I am one of the first to argue that the existence of DRM is damaging to the relationship between readers and authors, and more particularly between readers and publishers.
I believe that DRM protects large corporates from innocent consumers and that there are better ways to enforce copyright where necessary (for many books I believe that obscurity is a greater enemy than piracy).
But in the last few months I fear that discussions about DRM have become part of a negative cycle of debate that is even more damaging than the very existence of DRM; such debates reached fever pitch in the last week. The oft-cited argument was reiterated in an article by James Bridle in this week’s Guardian, and goes something like this: publishers’ insistence on DRM has created “walled gardens” in which protected files have allowed retailers to retain customers on a long-term basis, and this in turn has led to the dominance of a small number of e-book retailers, which are a threat to the industry. Let’s address the issues with this argument:
* It’s quite possible that consumers have stuck with their favoured retailers because of device quality, price and availability and/or the frictionless purchase experience on offer. Most e-book consumers are unaware of DRM thanks to the way devices are configured, and don’t care either way so long as their current device manufacturer keeps giving them ways to read which work satisfactorily. Anyway, given that the relative market shares of retailers are where they are, it’s almost academic at this stage.

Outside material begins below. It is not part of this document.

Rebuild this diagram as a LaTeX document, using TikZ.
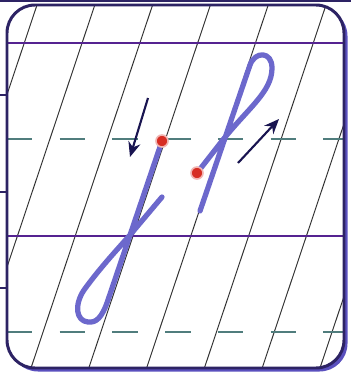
\documentclass[tikz,border=0pt]{standalone}
\usetikzlibrary{arrows.meta}
\definecolor{framecol}{RGB}{45,35,100}
\definecolor{shadowcol}{RGB}{90,80,190}
\definecolor{rulecol}{RGB}{85,35,145}
\definecolor{midcol}{RGB}{80,125,125}
\definecolor{pencol}{RGB}{108,104,204}
\definecolor{hintcol}{RGB}{25,20,80}
\definecolor{dotcol}{RGB}{215,45,35}
\begin{document}
\begin{tikzpicture}[x=0.02cm, y=-0.02cm,
  boxframe/.style={draw=framecol, line width=1.7pt, rounded corners=0.56cm},
  ruleline/.style={draw=rulecol, line width=1.4pt},
  midline/.style={draw=midcol, line width=0.9pt, dash pattern=on 14.5pt off 15.5pt},
  gridslant/.style={draw=black!80, line width=0.55pt},
  letterpen/.style={draw=pencol, line width=3pt, line cap=round, line join=round},
  hint/.style={draw=hintcol, line width=1.2pt, -{Stealth[length=8.5pt,width=7pt]}},
  startdot/.style={circle, fill=dotcol, draw=dotcol!35, line width=0.9pt,
                   minimum size=0.24cm, inner sep=0pt}
]
\useasboundingbox (0,0) rectangle (351,376);
\draw[framecol, line width=1pt] (0,0.8) -- (351,0.8);
\foreach \ty in {95,192,288}
  \draw[framecol, line width=1pt] (0,\ty) -- (7,\ty);
\fill[shadowcol, rounded corners=0.56cm] (10,8) rectangle (347.5,371.5);
\fill[white, rounded corners=0.56cm] (7,5) rectangle (344,368);

\begin{scope}
  \clip[rounded corners=0.56cm] (7,5) rectangle (344,368);
  \foreach \k in {0,...,7}
    \draw[gridslant] ({37+57.8*\k},5) -- ({37+57.8*\k-0.335*363},368);
\end{scope}

\draw[ruleline] (7,43) -- (344,43);
\draw[ruleline] (7,236) -- (344,236);
\draw[midline] (7,139) -- (344,139);
\draw[midline] (7,332) -- (344,332);
\draw[boxframe] (7,5) rectangle (344,368);

\coordinate (sa) at (162,141);
\coordinate (sb) at (197,173);
\draw[letterpen] (sa) -- (108,300) .. controls (102,318) and (96,323) .. (88,322)
  .. controls (76,321) and (74,305) .. (84,290)
  .. controls (100,268) and (115,252) .. (130,235) -- (162,197);
\draw[letterpen] (sb) -- (222,141) .. controls (248,108) and (272,92) .. (272,68)
  .. controls (272,51) and (255,51) .. (250,65) -- (200,211);

\coordinate (downtail) at (148,98);
\coordinate (downtip) at (130,157);
\coordinate (uptail) at (238,163);
\coordinate (uptip) at (279,119);
\draw[hint] (downtail) -- (downtip);
\draw[hint] (uptail) -- (uptip);

\node[startdot] (dota) at (sa) {};
\node[startdot] (dotb) at (sb) {};
\end{tikzpicture}
\end{document}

* The argument that major e-book retailers are a threat is very unhelpful. They are another part of the landscape, just like high street chains, supermarkets and wholesalers, and will use the same competitive tactics as any large player in the supply chain.
Additionally, publishing is not the only industry in which there are dominant online intermediaries. As Baldur Bjarnason said in a recent FutureBook post, “[Amazon] wages that price war on all fronts, in all industries, and in every product category. What people are demanding is for Amazon to treat publishing as a special snowflake.”
* Most importantly, the very fact that there is regular vocalising of concern for “the industry” is doing publishers a great disservice. Nobody cares about publishers or the publishing industry per se—readers care about finding consistently high-quality books to read, in whatever format they want them, via whatever retailer they want to visit, at a price which makes sense. This is what we do well day-in, day-out, and it’s what we should be talking about—not what we are as an “industry”, not who is coming to gobble us up, not protecting our books from the naughty pirates. We ought to be talking about what we do well .
We have more opportunities than ever to talk to readers, and it’s essential that we use these to promote the value we add. Defending (or attacking) DRM doesn’t add value, and nor does criticising retailers to whom many readers are loyal. No industry, or company, is owed its existence; it’s a dog-eat-dog world and we need to compete our way to survival and start sharing success stories with the outside world every day.